=== COLLECTED DATA ===
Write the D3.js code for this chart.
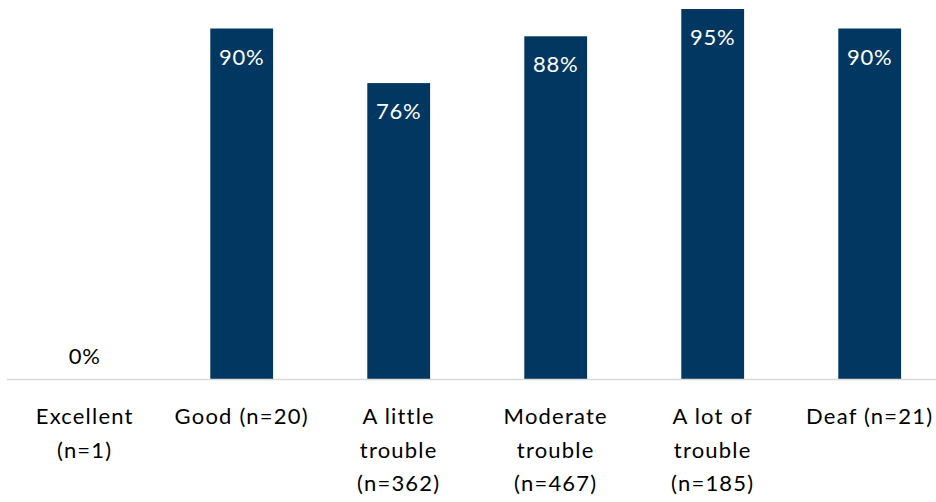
<!DOCTYPE html>
<html>
<head>
<meta charset="utf-8">
<script src="https://cdn.jsdelivr.net/npm/d3@7"></script>
<style>
  html, body { margin: 0; padding: 0; background: #ffffff; }
  svg { display: block; }
  text { font-family: Lato, "Open Sans", sans-serif; }
</style>
</head>
<body>
<svg id="chart" width="936" height="502"></svg>
<script>
// Hearing status groups, with sample sizes
const categories = [
  ["Excellent", "(n=1)"],
  ["Good (n=20)"],
  ["A little", "trouble", "(n=362)"],
  ["Moderate", "trouble", "(n=467)"],
  ["A lot of", "trouble", "(n=185)"],
  ["Deaf (n=21)"]
];
const categoryKeys = ["Excellent", "Good", "A little trouble", "Moderate trouble", "A lot of trouble", "Deaf"];
// Share of respondents (%)
const values = [0, 90, 76, 88, 95, 90];

const svg = d3.select("#chart");
const width = 936, height = 502;
const baseY = 379.5;
const barColor = "#023761";

const x = d3.scaleBand()
  .domain(categoryKeys)
  .range([6.2, 948.2])
  .paddingInner(0.6)
  .paddingOuter(0.3);

const y = d3.scaleLinear()
  .domain([0, 100])
  .range([baseY, baseY - 390]);

const data = categoryKeys.map((k, i) => ({ key: k, value: values[i], lines: categories[i] }));

// Bars
svg.append("g")
  .selectAll("rect")
  .data(data)
  .join("rect")
  .attr("x", d => x(d.key))
  .attr("y", d => y(d.value))
  .attr("width", x.bandwidth())
  .attr("height", d => y(0) - y(d.value))
  .attr("fill", barColor);

// Baseline
svg.append("line")
  .attr("x1", 7).attr("x2", width)
  .attr("y1", baseY).attr("y2", baseY)
  .attr("stroke", "#d9d9d9")
  .attr("stroke-width", 1.3);

// Value labels: inside the bar top, or above the baseline for empty bars
svg.append("g")
  .selectAll("text")
  .data(data)
  .join("text")
  .attr("x", d => x(d.key) + x.bandwidth() / 2)
  .attr("y", d => d.value > 0 ? y(d.value) + 36 : y(0) - 16)
  .attr("text-anchor", "middle")
  .attr("font-size", 22)
  .attr("letter-spacing", 0.8)
  .attr("fill", d => d.value > 0 ? "#ffffff" : "#000000")
  .text(d => d.value + "%");

// Category labels
const cat = svg.append("g")
  .selectAll("text")
  .data(data)
  .join("text")
  .attr("x", d => x(d.key) + x.bandwidth() / 2)
  .attr("y", 424)
  .attr("text-anchor", "middle")
  .attr("font-size", 22)
  .attr("letter-spacing", 1.2)
  .attr("fill", "#000000");

cat.selectAll("tspan")
  .data(d => d.lines.map(l => ({ l, cx: x(d.key) + x.bandwidth() / 2 })))
  .join("tspan")
  .attr("x", t => t.cx)
  .attr("dy", (t, i) => i === 0 ? 0 : 33.7)
  .text(t => t.l);
</script>
</body>
</html>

=== WHAT IS ASKED ===
Repeat the listing above exactly, with no pictures.

=== OUTPUT OF THE EXERCISE ===
Write the D3.js code for this chart.
<!DOCTYPE html>
<html>
<head>
<meta charset="utf-8">
<script src="https://cdn.jsdelivr.net/npm/d3@7"></script>
<style>
  html, body { margin: 0; padding: 0; background: #ffffff; }
  svg { display: block; }
  text { font-family: Lato, "Open Sans", sans-serif; }
</style>
</head>
<body>
<svg id="chart" width="936" height="502"></svg>
<script>
// Hearing status groups, with sample sizes
const categories = [
  ["Excellent", "(n=1)"],
  ["Good (n=20)"],
  ["A little", "trouble", "(n=362)"],
  ["Moderate", "trouble", "(n=467)"],
  ["A lot of", "trouble", "(n=185)"],
  ["Deaf (n=21)"]
];
const categoryKeys = ["Excellent", "Good", "A little trouble", "Moderate trouble", "A lot of trouble", "Deaf"];
// Share of respondents (%)
const values = [0, 90, 76, 88, 95, 90];

const svg = d3.select("#chart");
const width = 936, height = 502;
const baseY = 379.5;
const barColor = "#023761";

const x = d3.scaleBand()
  .domain(categoryKeys)
  .range([6.2, 948.2])
  .paddingInner(0.6)
  .paddingOuter(0.3);

const y = d3.scaleLinear()
  .domain([0, 100])
  .range([baseY, baseY - 390]);

const data = categoryKeys.map((k, i) => ({ key: k, value: values[i], lines: categories[i] }));

// Bars
svg.append("g")
  .selectAll("rect")
  .data(data)
  .join("rect")
  .attr("x", d => x(d.key))
  .attr("y", d => y(d.value))
  .attr("width", x.bandwidth())
  .attr("height", d => y(0) - y(d.value))
  .attr("fill", barColor);

// Baseline
svg.append("line")
  .attr("x1", 7).attr("x2", width)
  .attr("y1", baseY).attr("y2", baseY)
  .attr("stroke", "#d9d9d9")
  .attr("stroke-width", 1.3);

// Value labels: inside the bar top, or above the baseline for empty bars
svg.append("g")
  .selectAll("text")
  .data(data)
  .join("text")
  .attr("x", d => x(d.key) + x.bandwidth() / 2)
  .attr("y", d => d.value > 0 ? y(d.value) + 36 : y(0) - 16)
  .attr("text-anchor", "middle")
  .attr("font-size", 22)
  .attr("letter-spacing", 0.8)
  .attr("fill", d => d.value > 0 ? "#ffffff" : "#000000")
  .text(d => d.value + "%");

// Category labels
const cat = svg.append("g")
  .selectAll("text")
  .data(data)
  .join("text")
  .attr("x", d => x(d.key) + x.bandwidth() / 2)
  .attr("y", 424)
  .attr("text-anchor", "middle")
  .attr("font-size", 22)
  .attr("letter-spacing", 1.2)
  .attr("fill", "#000000");

cat.selectAll("tspan")
  .data(d => d.lines.map(l => ({ l, cx: x(d.key) + x.bandwidth() / 2 })))
  .join("tspan")
  .attr("x", t => t.cx)
  .attr("dy", (t, i) => i === 0 ? 0 : 33.7)
  .text(t => t.l);
</script>
</body>
</html>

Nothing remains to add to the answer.